:: SUPPLIED MATERIAL ::

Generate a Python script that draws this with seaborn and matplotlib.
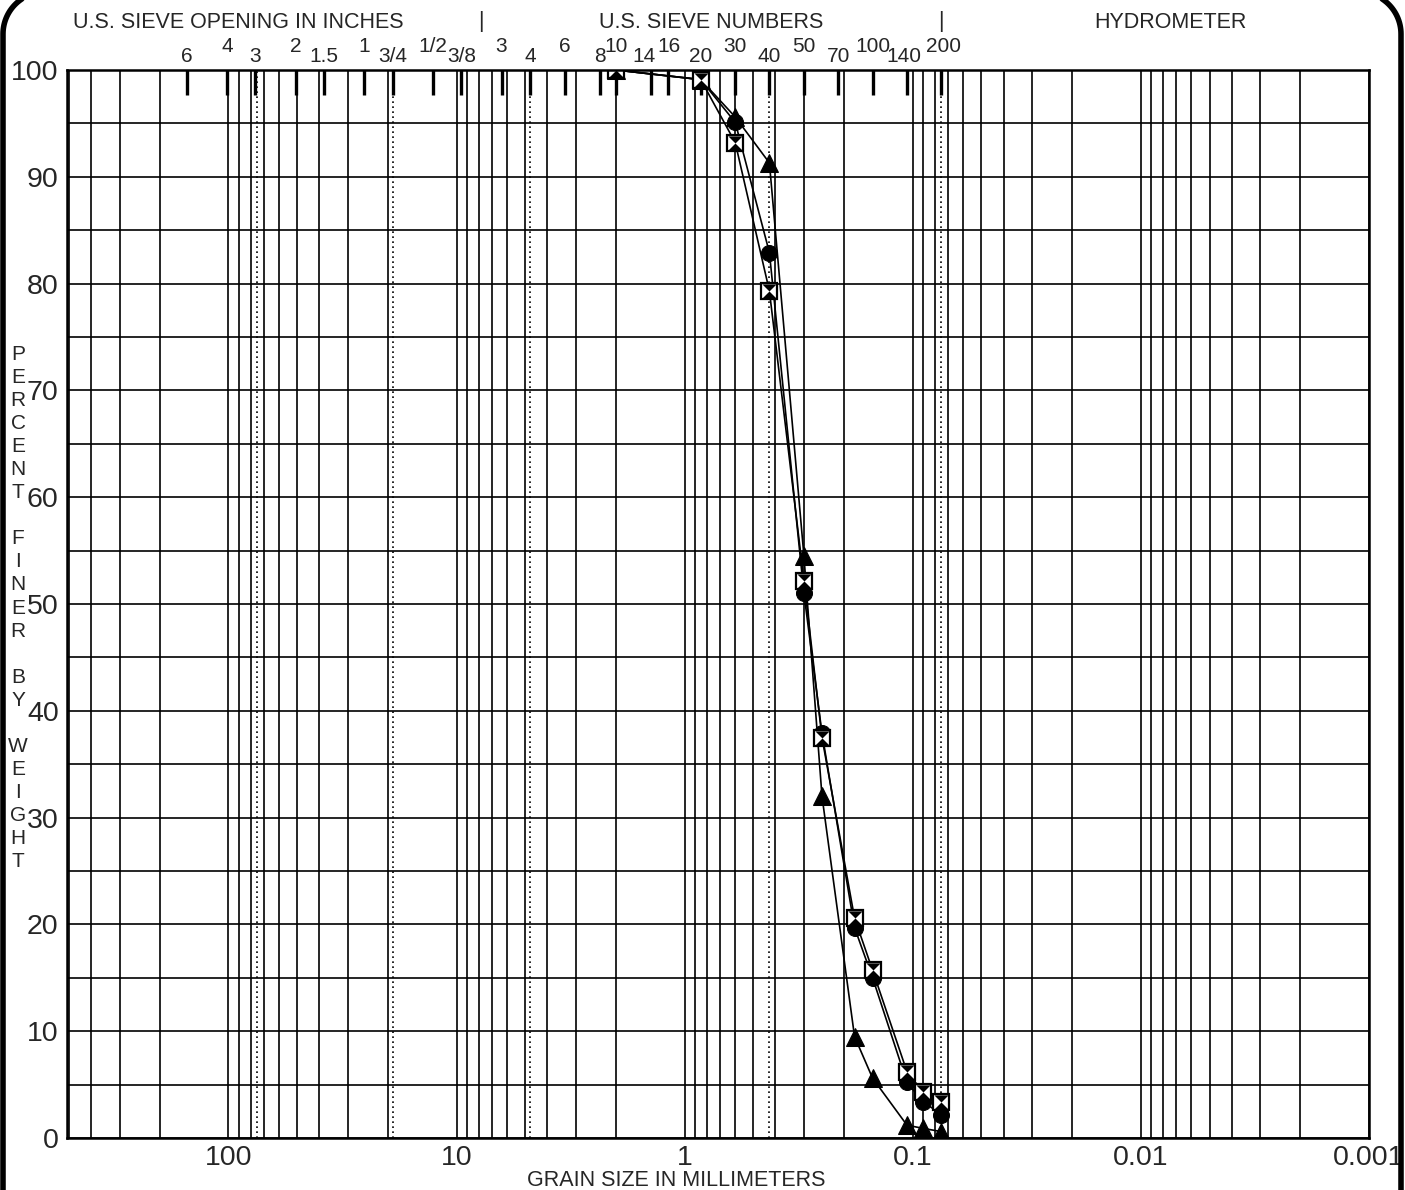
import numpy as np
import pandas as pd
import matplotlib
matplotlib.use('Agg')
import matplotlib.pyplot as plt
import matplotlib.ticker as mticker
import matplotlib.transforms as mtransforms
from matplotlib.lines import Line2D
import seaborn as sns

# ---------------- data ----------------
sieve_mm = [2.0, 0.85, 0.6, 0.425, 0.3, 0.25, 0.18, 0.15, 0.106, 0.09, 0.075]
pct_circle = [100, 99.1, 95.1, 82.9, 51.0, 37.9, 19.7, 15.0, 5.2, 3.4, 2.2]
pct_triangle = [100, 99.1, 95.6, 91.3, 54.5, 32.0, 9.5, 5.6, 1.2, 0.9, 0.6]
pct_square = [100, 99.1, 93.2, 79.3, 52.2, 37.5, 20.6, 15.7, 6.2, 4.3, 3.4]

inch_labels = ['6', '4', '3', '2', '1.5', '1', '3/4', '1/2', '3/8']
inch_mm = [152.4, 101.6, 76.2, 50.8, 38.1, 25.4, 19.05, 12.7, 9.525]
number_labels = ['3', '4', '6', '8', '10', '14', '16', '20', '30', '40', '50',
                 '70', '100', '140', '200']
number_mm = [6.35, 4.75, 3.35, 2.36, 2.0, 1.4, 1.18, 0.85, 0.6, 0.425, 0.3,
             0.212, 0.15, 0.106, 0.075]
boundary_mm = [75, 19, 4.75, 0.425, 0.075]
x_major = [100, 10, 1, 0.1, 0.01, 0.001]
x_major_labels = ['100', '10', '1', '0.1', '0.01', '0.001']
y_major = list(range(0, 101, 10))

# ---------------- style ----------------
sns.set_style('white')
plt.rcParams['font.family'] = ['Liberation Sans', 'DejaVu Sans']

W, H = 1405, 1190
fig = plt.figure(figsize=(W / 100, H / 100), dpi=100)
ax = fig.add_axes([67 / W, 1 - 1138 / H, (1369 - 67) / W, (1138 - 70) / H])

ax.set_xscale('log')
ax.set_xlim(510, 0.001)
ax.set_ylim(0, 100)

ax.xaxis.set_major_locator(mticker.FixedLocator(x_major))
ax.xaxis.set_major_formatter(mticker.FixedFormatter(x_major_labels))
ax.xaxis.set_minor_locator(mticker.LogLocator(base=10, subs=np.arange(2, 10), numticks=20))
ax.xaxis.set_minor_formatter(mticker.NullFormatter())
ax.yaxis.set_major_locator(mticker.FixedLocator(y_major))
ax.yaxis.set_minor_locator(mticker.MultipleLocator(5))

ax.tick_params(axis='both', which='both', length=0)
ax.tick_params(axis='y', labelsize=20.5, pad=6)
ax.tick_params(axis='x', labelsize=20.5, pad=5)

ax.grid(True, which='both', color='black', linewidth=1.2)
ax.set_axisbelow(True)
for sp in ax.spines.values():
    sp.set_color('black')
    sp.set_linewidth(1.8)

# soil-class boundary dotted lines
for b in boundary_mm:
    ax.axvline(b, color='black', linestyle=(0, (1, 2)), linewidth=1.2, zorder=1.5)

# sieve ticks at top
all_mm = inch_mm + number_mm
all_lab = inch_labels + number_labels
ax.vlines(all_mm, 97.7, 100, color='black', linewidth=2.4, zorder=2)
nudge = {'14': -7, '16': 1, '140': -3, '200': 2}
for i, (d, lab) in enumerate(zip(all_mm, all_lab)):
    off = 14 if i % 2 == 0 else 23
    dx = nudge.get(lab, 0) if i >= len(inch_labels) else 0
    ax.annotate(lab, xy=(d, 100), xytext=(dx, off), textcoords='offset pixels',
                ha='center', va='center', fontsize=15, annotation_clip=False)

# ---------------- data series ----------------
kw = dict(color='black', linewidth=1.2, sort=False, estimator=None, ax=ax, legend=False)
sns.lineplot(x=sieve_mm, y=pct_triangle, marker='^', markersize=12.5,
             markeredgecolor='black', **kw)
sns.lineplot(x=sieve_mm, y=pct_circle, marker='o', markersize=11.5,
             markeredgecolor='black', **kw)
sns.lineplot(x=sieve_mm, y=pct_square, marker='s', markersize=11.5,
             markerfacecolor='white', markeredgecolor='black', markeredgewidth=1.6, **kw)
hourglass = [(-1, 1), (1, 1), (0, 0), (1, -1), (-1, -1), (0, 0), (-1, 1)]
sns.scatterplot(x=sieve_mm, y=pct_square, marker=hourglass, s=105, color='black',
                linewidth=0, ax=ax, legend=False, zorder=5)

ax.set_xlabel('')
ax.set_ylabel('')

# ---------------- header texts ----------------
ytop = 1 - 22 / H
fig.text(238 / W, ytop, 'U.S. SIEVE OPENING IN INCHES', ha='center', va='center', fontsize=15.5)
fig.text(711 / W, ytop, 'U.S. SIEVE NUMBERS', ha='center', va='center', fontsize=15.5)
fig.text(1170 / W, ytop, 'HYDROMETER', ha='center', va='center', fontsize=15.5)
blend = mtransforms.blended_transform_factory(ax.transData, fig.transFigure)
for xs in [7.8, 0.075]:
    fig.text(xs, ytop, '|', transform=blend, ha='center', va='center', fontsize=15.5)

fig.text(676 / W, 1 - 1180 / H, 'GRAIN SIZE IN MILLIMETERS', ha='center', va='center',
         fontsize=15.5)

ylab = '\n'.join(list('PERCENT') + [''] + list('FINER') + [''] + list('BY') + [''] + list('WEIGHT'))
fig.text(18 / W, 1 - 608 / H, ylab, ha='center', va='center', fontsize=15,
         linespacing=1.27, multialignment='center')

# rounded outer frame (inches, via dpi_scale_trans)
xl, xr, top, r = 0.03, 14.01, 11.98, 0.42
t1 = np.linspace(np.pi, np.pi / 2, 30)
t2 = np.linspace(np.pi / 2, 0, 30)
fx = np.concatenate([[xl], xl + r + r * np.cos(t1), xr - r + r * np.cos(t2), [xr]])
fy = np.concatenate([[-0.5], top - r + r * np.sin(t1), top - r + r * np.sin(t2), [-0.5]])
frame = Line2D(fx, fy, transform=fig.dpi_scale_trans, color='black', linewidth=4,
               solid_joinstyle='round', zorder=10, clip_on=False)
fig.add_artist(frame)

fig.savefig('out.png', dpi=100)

:::

TASK GOAL =
Reproduce the material above in full, exactly, with no images.

REPLY TO THE TASK =
Generate a Python script that draws this with seaborn and matplotlib.
import numpy as np
import pandas as pd
import matplotlib
matplotlib.use('Agg')
import matplotlib.pyplot as plt
import matplotlib.ticker as mticker
import matplotlib.transforms as mtransforms
from matplotlib.lines import Line2D
import seaborn as sns

# ---------------- data ----------------
sieve_mm = [2.0, 0.85, 0.6, 0.425, 0.3, 0.25, 0.18, 0.15, 0.106, 0.09, 0.075]
pct_circle = [100, 99.1, 95.1, 82.9, 51.0, 37.9, 19.7, 15.0, 5.2, 3.4, 2.2]
pct_triangle = [100, 99.1, 95.6, 91.3, 54.5, 32.0, 9.5, 5.6, 1.2, 0.9, 0.6]
pct_square = [100, 99.1, 93.2, 79.3, 52.2, 37.5, 20.6, 15.7, 6.2, 4.3, 3.4]

inch_labels = ['6', '4', '3', '2', '1.5', '1', '3/4', '1/2', '3/8']
inch_mm = [152.4, 101.6, 76.2, 50.8, 38.1, 25.4, 19.05, 12.7, 9.525]
number_labels = ['3', '4', '6', '8', '10', '14', '16', '20', '30', '40', '50',
                 '70', '100', '140', '200']
number_mm = [6.35, 4.75, 3.35, 2.36, 2.0, 1.4, 1.18, 0.85, 0.6, 0.425, 0.3,
             0.212, 0.15, 0.106, 0.075]
boundary_mm = [75, 19, 4.75, 0.425, 0.075]
x_major = [100, 10, 1, 0.1, 0.01, 0.001]
x_major_labels = ['100', '10', '1', '0.1', '0.01', '0.001']
y_major = list(range(0, 101, 10))

# ---------------- style ----------------
sns.set_style('white')
plt.rcParams['font.family'] = ['Liberation Sans', 'DejaVu Sans']

W, H = 1405, 1190
fig = plt.figure(figsize=(W / 100, H / 100), dpi=100)
ax = fig.add_axes([67 / W, 1 - 1138 / H, (1369 - 67) / W, (1138 - 70) / H])

ax.set_xscale('log')
ax.set_xlim(510, 0.001)
ax.set_ylim(0, 100)

ax.xaxis.set_major_locator(mticker.FixedLocator(x_major))
ax.xaxis.set_major_formatter(mticker.FixedFormatter(x_major_labels))
ax.xaxis.set_minor_locator(mticker.LogLocator(base=10, subs=np.arange(2, 10), numticks=20))
ax.xaxis.set_minor_formatter(mticker.NullFormatter())
ax.yaxis.set_major_locator(mticker.FixedLocator(y_major))
ax.yaxis.set_minor_locator(mticker.MultipleLocator(5))

ax.tick_params(axis='both', which='both', length=0)
ax.tick_params(axis='y', labelsize=20.5, pad=6)
ax.tick_params(axis='x', labelsize=20.5, pad=5)

ax.grid(True, which='both', color='black', linewidth=1.2)
ax.set_axisbelow(True)
for sp in ax.spines.values():
    sp.set_color('black')
    sp.set_linewidth(1.8)

# soil-class boundary dotted lines
for b in boundary_mm:
    ax.axvline(b, color='black', linestyle=(0, (1, 2)), linewidth=1.2, zorder=1.5)

# sieve ticks at top
all_mm = inch_mm + number_mm
all_lab = inch_labels + number_labels
ax.vlines(all_mm, 97.7, 100, color='black', linewidth=2.4, zorder=2)
nudge = {'14': -7, '16': 1, '140': -3, '200': 2}
for i, (d, lab) in enumerate(zip(all_mm, all_lab)):
    off = 14 if i % 2 == 0 else 23
    dx = nudge.get(lab, 0) if i >= len(inch_labels) else 0
    ax.annotate(lab, xy=(d, 100), xytext=(dx, off), textcoords='offset pixels',
                ha='center', va='center', fontsize=15, annotation_clip=False)

# ---------------- data series ----------------
kw = dict(color='black', linewidth=1.2, sort=False, estimator=None, ax=ax, legend=False)
sns.lineplot(x=sieve_mm, y=pct_triangle, marker='^', markersize=12.5,
             markeredgecolor='black', **kw)
sns.lineplot(x=sieve_mm, y=pct_circle, marker='o', markersize=11.5,
             markeredgecolor='black', **kw)
sns.lineplot(x=sieve_mm, y=pct_square, marker='s', markersize=11.5,
             markerfacecolor='white', markeredgecolor='black', markeredgewidth=1.6, **kw)
hourglass = [(-1, 1), (1, 1), (0, 0), (1, -1), (-1, -1), (0, 0), (-1, 1)]
sns.scatterplot(x=sieve_mm, y=pct_square, marker=hourglass, s=105, color='black',
                linewidth=0, ax=ax, legend=False, zorder=5)

ax.set_xlabel('')
ax.set_ylabel('')

# ---------------- header texts ----------------
ytop = 1 - 22 / H
fig.text(238 / W, ytop, 'U.S. SIEVE OPENING IN INCHES', ha='center', va='center', fontsize=15.5)
fig.text(711 / W, ytop, 'U.S. SIEVE NUMBERS', ha='center', va='center', fontsize=15.5)
fig.text(1170 / W, ytop, 'HYDROMETER', ha='center', va='center', fontsize=15.5)
blend = mtransforms.blended_transform_factory(ax.transData, fig.transFigure)
for xs in [7.8, 0.075]:
    fig.text(xs, ytop, '|', transform=blend, ha='center', va='center', fontsize=15.5)

fig.text(676 / W, 1 - 1180 / H, 'GRAIN SIZE IN MILLIMETERS', ha='center', va='center',
         fontsize=15.5)

ylab = '\n'.join(list('PERCENT') + [''] + list('FINER') + [''] + list('BY') + [''] + list('WEIGHT'))
fig.text(18 / W, 1 - 608 / H, ylab, ha='center', va='center', fontsize=15,
         linespacing=1.27, multialignment='center')

# rounded outer frame (inches, via dpi_scale_trans)
xl, xr, top, r = 0.03, 14.01, 11.98, 0.42
t1 = np.linspace(np.pi, np.pi / 2, 30)
t2 = np.linspace(np.pi / 2, 0, 30)
fx = np.concatenate([[xl], xl + r + r * np.cos(t1), xr - r + r * np.cos(t2), [xr]])
fy = np.concatenate([[-0.5], top - r + r * np.sin(t1), top - r + r * np.sin(t2), [-0.5]])
frame = Line2D(fx, fy, transform=fig.dpi_scale_trans, color='black', linewidth=4,
               solid_joinstyle='round', zorder=10, clip_on=False)
fig.add_artist(frame)

fig.savefig('out.png', dpi=100)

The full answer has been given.